* **What you will do**: From the line with "Rebuild this chart" to the line with "-154, -16, 0]", both included, repeat each line exactly and leave out the pictures.

* **Input**:
§

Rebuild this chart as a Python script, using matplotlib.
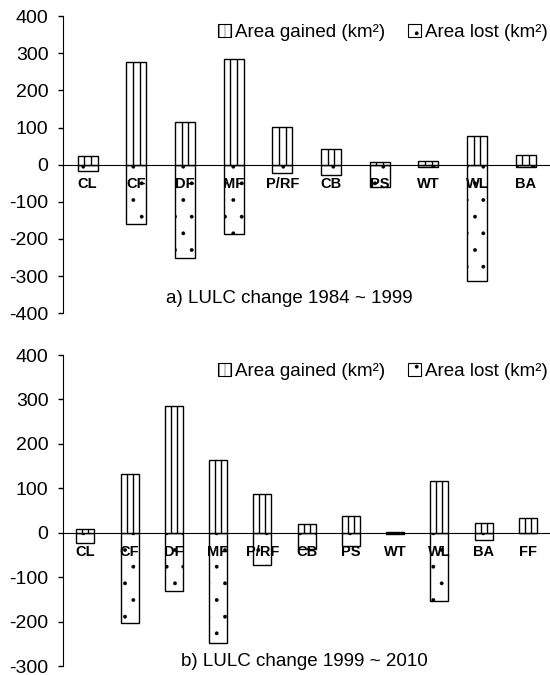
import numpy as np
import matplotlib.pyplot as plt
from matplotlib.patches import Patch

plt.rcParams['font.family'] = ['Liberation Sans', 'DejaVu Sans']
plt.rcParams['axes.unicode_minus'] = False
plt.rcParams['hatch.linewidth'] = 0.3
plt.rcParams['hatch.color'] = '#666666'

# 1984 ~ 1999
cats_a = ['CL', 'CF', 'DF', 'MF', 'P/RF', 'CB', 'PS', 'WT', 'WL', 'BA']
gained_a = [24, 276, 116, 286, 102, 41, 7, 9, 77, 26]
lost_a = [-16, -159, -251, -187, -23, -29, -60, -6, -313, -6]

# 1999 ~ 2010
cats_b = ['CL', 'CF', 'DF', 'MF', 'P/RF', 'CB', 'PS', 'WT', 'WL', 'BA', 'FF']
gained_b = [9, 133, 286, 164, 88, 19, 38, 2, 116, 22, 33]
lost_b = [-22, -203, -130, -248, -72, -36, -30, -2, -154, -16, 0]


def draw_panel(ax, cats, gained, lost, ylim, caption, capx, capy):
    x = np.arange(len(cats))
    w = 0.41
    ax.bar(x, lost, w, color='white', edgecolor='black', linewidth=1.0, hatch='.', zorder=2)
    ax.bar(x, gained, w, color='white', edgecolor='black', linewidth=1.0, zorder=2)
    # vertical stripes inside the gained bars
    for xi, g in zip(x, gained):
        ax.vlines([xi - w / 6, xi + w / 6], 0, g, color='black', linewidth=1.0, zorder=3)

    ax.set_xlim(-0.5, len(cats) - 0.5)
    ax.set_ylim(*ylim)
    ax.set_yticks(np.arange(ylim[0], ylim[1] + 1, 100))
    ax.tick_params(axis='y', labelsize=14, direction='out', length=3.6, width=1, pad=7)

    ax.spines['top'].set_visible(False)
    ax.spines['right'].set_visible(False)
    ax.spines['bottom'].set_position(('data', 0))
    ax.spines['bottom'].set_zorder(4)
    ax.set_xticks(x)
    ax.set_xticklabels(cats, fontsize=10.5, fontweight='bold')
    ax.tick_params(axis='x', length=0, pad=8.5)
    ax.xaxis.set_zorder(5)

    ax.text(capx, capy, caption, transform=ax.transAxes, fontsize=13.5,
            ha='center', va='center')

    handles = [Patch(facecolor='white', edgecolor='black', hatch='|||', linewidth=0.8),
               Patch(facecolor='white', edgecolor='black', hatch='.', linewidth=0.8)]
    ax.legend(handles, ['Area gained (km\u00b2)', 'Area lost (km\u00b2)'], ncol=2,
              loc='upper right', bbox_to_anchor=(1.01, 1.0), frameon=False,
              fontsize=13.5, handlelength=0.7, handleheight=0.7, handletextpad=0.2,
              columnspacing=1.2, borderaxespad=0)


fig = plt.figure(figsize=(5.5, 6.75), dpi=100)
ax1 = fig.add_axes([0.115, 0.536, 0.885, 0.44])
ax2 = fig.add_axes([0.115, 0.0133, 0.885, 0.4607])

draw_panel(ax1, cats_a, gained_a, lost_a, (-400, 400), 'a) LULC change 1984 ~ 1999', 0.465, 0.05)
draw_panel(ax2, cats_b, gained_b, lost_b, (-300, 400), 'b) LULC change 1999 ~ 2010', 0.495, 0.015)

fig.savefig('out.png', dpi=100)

§

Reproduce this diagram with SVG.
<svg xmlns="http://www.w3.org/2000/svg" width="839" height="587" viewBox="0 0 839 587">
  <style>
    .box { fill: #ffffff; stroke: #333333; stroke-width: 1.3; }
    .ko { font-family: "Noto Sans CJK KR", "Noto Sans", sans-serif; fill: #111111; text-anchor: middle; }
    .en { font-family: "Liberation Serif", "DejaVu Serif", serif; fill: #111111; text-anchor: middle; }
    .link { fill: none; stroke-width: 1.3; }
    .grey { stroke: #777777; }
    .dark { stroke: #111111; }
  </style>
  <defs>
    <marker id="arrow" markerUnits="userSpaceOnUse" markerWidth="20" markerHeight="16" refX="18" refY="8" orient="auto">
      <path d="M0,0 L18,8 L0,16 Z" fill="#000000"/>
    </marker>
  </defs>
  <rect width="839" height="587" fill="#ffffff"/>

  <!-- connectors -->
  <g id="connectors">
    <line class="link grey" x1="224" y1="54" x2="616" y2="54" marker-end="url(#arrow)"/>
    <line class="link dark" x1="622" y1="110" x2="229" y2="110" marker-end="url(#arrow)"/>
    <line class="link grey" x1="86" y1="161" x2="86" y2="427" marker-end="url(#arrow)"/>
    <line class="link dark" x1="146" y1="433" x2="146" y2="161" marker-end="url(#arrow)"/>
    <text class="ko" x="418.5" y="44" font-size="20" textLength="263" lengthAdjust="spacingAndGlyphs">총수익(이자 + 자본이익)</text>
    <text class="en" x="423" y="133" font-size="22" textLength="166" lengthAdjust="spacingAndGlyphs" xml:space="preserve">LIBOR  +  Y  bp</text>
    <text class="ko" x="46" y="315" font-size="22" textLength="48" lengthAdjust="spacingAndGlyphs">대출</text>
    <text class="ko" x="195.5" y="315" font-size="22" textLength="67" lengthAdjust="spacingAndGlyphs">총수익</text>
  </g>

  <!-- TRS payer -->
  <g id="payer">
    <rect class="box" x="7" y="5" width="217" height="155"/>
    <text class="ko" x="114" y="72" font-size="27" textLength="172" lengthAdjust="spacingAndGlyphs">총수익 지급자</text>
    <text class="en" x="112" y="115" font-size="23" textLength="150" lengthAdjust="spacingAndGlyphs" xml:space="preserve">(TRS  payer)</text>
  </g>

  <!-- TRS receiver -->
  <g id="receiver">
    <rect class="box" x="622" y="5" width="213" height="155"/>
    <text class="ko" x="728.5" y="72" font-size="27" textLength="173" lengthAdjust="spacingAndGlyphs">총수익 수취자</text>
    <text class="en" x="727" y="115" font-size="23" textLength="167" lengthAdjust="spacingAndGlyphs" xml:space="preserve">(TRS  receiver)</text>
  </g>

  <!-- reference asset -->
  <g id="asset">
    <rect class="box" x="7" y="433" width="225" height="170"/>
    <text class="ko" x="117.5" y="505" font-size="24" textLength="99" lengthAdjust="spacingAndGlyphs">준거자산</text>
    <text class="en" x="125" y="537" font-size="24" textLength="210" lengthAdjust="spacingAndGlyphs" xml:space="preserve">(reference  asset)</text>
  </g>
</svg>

§

* **Reply to the task**:
Rebuild this chart as a Python script, using matplotlib.
import numpy as np
import matplotlib.pyplot as plt
from matplotlib.patches import Patch

plt.rcParams['font.family'] = ['Liberation Sans', 'DejaVu Sans']
plt.rcParams['axes.unicode_minus'] = False
plt.rcParams['hatch.linewidth'] = 0.3
plt.rcParams['hatch.color'] = '#666666'

# 1984 ~ 1999
cats_a = ['CL', 'CF', 'DF', 'MF', 'P/RF', 'CB', 'PS', 'WT', 'WL', 'BA']
gained_a = [24, 276, 116, 286, 102, 41, 7, 9, 77, 26]
lost_a = [-16, -159, -251, -187, -23, -29, -60, -6, -313, -6]

# 1999 ~ 2010
cats_b = ['CL', 'CF', 'DF', 'MF', 'P/RF', 'CB', 'PS', 'WT', 'WL', 'BA', 'FF']
gained_b = [9, 133, 286, 164, 88, 19, 38, 2, 116, 22, 33]
lost_b = [-22, -203, -130, -248, -72, -36, -30, -2, -154, -16, 0]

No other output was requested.